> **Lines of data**

═══

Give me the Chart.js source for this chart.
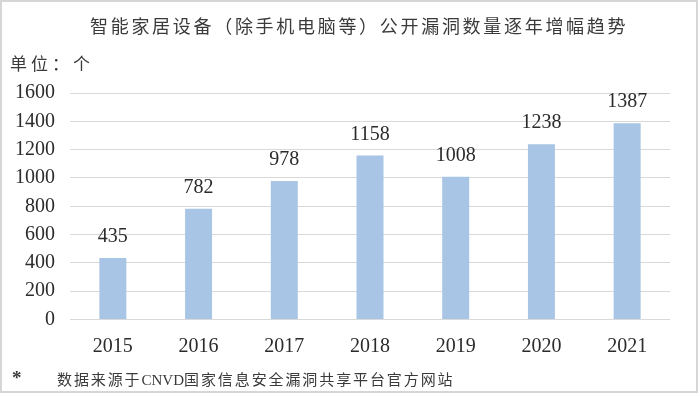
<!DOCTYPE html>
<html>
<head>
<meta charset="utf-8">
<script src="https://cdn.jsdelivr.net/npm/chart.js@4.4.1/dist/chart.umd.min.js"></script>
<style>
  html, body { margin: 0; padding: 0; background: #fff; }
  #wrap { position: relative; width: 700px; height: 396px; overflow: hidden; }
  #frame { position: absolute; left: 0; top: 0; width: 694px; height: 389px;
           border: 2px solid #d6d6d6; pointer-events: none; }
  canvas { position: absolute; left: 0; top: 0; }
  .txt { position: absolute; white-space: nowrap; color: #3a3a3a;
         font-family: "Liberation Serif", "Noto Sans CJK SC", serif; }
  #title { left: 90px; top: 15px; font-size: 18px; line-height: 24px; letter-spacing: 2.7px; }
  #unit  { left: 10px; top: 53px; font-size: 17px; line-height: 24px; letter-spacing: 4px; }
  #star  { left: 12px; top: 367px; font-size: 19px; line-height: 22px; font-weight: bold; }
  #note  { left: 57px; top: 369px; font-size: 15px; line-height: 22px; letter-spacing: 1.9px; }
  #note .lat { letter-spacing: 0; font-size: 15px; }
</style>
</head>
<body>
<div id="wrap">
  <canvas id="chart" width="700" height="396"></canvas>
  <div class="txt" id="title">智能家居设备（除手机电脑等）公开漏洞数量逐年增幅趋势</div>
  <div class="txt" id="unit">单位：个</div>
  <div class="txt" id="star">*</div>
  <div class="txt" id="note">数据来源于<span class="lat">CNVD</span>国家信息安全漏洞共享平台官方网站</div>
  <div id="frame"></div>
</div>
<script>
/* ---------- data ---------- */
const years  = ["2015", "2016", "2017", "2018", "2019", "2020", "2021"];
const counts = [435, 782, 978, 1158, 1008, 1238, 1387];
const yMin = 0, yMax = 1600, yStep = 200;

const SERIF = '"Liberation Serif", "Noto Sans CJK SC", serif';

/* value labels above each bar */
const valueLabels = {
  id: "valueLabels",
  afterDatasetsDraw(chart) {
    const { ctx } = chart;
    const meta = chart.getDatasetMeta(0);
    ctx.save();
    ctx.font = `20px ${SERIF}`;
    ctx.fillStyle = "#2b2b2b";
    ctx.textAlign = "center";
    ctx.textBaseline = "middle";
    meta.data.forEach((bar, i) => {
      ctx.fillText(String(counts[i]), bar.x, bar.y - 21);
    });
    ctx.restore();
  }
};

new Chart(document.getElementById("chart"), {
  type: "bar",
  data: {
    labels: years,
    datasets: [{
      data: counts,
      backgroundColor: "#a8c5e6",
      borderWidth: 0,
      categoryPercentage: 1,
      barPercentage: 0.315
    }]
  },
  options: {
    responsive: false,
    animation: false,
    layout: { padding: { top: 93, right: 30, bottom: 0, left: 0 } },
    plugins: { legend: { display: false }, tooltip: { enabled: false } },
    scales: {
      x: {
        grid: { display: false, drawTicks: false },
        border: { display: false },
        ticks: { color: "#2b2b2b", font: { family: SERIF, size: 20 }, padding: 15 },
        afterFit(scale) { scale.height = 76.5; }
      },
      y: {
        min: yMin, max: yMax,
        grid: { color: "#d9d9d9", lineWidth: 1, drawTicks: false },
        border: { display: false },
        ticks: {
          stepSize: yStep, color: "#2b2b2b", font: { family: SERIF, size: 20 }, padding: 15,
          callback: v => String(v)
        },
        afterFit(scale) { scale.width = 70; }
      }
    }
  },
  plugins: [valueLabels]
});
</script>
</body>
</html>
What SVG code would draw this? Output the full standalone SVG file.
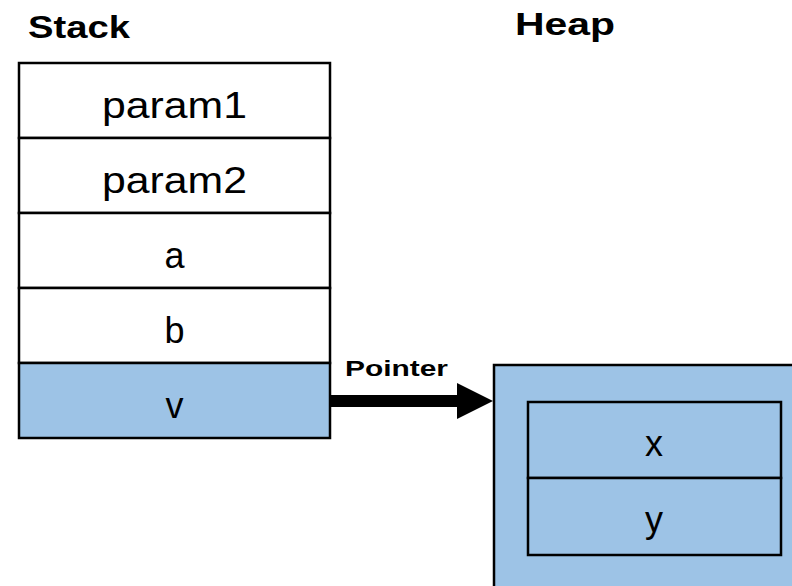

═══

> **DIRECTIONS**
Nothing in the entries above should change when they are printed again, except that the pictures are dropped.

> **OUTPUT OF THE TASK**
Give me the Chart.js source for this chart.
<!DOCTYPE html>
<html>
<head>
<meta charset="utf-8">
<script src="https://cdn.jsdelivr.net/npm/chart.js@4.4.1/dist/chart.umd.min.js"></script>
<style>
  html, body { margin: 0; padding: 0; background: #fff; }
  #wrap { position: relative; width: 700px; height: 396px; overflow: hidden; }
  #frame { position: absolute; left: 0; top: 0; width: 694px; height: 389px;
           border: 2px solid #d6d6d6; pointer-events: none; }
  canvas { position: absolute; left: 0; top: 0; }
  .txt { position: absolute; white-space: nowrap; color: #3a3a3a;
         font-family: "Liberation Serif", "Noto Sans CJK SC", serif; }
  #title { left: 90px; top: 15px; font-size: 18px; line-height: 24px; letter-spacing: 2.7px; }
  #unit  { left: 10px; top: 53px; font-size: 17px; line-height: 24px; letter-spacing: 4px; }
  #star  { left: 12px; top: 367px; font-size: 19px; line-height: 22px; font-weight: bold; }
  #note  { left: 57px; top: 369px; font-size: 15px; line-height: 22px; letter-spacing: 1.9px; }
  #note .lat { letter-spacing: 0; font-size: 15px; }
</style>
</head>
<body>
<div id="wrap">
  <canvas id="chart" width="700" height="396"></canvas>
  <div class="txt" id="title">智能家居设备（除手机电脑等）公开漏洞数量逐年增幅趋势</div>
  <div class="txt" id="unit">单位：个</div>
  <div class="txt" id="star">*</div>
  <div class="txt" id="note">数据来源于<span class="lat">CNVD</span>国家信息安全漏洞共享平台官方网站</div>
  <div id="frame"></div>
</div>
<script>
/* ---------- data ---------- */
const years  = ["2015", "2016", "2017", "2018", "2019", "2020", "2021"];
const counts = [435, 782, 978, 1158, 1008, 1238, 1387];
const yMin = 0, yMax = 1600, yStep = 200;

const SERIF = '"Liberation Serif", "Noto Sans CJK SC", serif';

/* value labels above each bar */
const valueLabels = {
  id: "valueLabels",
  afterDatasetsDraw(chart) {
    const { ctx } = chart;
    const meta = chart.getDatasetMeta(0);
    ctx.save();
    ctx.font = `20px ${SERIF}`;
    ctx.fillStyle = "#2b2b2b";
    ctx.textAlign = "center";
    ctx.textBaseline = "middle";
    meta.data.forEach((bar, i) => {
      ctx.fillText(String(counts[i]), bar.x, bar.y - 21);
    });
    ctx.restore();
  }
};

new Chart(document.getElementById("chart"), {
  type: "bar",
  data: {
    labels: years,
    datasets: [{
      data: counts,
      backgroundColor: "#a8c5e6",
      borderWidth: 0,
      categoryPercentage: 1,
      barPercentage: 0.315
    }]
  },
  options: {
    responsive: false,
    animation: false,
    layout: { padding: { top: 93, right: 30, bottom: 0, left: 0 } },
    plugins: { legend: { display: false }, tooltip: { enabled: false } },
    scales: {
      x: {
        grid: { display: false, drawTicks: false },
        border: { display: false },
        ticks: { color: "#2b2b2b", font: { family: SERIF, size: 20 }, padding: 15 },
        afterFit(scale) { scale.height = 76.5; }
      },
      y: {
        min: yMin, max: yMax,
        grid: { color: "#d9d9d9", lineWidth: 1, drawTicks: false },
        border: { display: false },
        ticks: {
          stepSize: yStep, color: "#2b2b2b", font: { family: SERIF, size: 20 }, padding: 15,
          callback: v => String(v)
        },
        afterFit(scale) { scale.width = 70; }
      }
    }
  },
  plugins: [valueLabels]
});
</script>
</body>
</html>
What SVG code would draw this? Output the full standalone SVG file.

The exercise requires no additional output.